### TASK
From the listing below, copy every line with the word "diagram".

### RAW DATA
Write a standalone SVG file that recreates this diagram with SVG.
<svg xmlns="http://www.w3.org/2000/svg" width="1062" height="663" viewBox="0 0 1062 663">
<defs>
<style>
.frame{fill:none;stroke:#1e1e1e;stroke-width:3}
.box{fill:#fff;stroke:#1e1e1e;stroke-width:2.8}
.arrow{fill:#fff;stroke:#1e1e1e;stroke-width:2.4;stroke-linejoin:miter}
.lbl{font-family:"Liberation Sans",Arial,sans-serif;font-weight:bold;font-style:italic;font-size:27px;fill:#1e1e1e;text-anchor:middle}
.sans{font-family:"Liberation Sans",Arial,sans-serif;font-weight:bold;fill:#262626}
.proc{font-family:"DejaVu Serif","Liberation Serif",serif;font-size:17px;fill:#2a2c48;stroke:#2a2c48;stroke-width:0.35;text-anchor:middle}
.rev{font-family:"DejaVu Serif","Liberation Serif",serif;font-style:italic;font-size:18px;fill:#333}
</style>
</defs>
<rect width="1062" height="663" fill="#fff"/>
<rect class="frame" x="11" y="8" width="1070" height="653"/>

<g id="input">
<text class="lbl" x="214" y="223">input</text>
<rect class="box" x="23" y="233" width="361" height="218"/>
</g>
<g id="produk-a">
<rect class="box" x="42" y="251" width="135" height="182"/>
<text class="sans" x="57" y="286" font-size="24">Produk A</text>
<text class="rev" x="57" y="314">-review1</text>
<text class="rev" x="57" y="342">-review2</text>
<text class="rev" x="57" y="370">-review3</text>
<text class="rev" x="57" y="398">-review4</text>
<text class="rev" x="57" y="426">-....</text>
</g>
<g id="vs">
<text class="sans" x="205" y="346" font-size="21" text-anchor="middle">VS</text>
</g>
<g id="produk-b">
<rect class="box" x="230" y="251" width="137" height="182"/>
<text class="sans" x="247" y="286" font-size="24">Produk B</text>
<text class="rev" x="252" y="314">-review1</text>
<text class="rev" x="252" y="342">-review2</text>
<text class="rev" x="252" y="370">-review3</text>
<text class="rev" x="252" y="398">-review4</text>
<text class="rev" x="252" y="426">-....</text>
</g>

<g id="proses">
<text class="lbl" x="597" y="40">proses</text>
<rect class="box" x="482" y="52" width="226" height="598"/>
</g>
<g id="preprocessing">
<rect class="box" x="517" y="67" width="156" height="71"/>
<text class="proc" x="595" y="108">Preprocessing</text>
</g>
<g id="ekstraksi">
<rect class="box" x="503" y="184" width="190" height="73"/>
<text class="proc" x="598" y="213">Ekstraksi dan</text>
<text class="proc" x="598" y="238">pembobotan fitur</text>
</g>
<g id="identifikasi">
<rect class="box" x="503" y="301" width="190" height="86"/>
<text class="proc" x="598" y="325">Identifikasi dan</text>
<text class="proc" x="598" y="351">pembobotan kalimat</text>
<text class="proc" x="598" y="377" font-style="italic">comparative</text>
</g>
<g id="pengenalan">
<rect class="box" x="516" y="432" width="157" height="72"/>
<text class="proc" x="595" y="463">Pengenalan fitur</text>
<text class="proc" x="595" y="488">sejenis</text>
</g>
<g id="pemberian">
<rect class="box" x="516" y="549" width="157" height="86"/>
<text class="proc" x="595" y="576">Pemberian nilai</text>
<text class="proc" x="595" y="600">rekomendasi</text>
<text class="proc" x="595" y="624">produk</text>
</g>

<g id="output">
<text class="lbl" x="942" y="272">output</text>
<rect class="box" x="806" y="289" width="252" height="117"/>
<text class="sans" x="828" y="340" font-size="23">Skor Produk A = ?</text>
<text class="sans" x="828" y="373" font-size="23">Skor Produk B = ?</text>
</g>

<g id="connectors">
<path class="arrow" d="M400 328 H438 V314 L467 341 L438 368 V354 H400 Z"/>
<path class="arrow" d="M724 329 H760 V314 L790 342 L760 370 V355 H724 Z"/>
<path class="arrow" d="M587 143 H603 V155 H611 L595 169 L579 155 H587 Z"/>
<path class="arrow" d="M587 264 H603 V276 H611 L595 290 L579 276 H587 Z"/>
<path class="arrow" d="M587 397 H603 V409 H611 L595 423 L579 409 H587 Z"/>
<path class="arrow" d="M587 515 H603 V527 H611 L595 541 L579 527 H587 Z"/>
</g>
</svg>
==
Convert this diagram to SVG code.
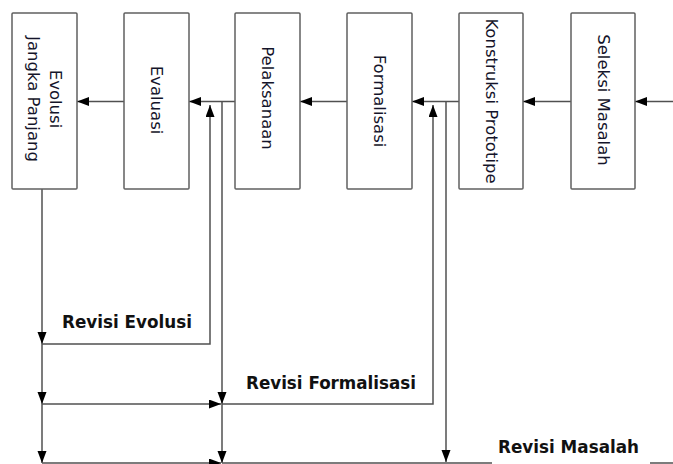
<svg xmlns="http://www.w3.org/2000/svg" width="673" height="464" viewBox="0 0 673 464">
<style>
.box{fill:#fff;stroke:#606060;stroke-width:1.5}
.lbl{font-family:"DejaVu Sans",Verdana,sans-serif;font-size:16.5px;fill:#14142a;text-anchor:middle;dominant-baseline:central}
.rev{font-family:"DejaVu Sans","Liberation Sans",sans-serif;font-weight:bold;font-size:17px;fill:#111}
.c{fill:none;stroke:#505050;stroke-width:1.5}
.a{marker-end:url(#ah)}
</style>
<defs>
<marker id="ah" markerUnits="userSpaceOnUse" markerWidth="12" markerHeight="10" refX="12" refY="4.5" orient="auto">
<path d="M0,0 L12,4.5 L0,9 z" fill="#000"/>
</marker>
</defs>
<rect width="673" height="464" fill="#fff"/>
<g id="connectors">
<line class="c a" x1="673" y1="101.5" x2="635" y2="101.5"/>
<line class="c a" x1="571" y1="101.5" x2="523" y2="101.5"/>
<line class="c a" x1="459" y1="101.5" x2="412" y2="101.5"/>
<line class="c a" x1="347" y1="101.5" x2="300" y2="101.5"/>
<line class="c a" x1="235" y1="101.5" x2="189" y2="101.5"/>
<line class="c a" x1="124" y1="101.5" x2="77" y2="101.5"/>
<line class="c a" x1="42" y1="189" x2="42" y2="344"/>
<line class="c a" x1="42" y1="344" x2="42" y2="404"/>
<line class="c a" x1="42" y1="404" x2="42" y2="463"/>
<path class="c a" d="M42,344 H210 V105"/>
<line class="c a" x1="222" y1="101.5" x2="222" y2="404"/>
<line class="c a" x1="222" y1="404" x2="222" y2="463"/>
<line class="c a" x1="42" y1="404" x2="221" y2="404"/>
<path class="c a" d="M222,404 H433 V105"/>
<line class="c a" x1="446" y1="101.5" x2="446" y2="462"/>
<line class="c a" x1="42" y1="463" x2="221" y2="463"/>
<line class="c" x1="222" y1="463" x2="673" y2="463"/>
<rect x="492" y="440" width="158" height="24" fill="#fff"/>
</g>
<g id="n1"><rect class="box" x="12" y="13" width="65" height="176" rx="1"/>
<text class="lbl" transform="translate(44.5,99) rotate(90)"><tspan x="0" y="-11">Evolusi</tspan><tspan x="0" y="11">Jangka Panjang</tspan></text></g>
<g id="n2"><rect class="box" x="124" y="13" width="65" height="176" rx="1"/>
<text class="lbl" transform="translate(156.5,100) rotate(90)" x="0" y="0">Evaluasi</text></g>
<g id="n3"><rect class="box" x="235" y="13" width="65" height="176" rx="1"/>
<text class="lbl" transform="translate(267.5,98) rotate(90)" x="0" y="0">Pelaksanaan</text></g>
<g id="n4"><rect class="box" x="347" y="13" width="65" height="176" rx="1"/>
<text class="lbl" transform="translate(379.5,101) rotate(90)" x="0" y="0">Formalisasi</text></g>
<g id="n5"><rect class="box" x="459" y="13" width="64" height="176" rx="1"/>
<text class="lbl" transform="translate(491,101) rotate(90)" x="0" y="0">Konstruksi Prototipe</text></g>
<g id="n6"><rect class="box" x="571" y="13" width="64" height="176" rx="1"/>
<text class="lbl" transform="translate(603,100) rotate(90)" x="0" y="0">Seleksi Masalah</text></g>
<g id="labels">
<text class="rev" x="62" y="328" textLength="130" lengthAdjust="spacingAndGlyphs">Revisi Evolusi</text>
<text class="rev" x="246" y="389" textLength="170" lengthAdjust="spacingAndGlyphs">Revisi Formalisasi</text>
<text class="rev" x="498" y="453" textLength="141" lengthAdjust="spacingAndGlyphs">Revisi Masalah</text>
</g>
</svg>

### SOLUTION FOR THIS EXERCISE
Write a standalone SVG file that recreates this diagram with SVG.
Convert this diagram to SVG code.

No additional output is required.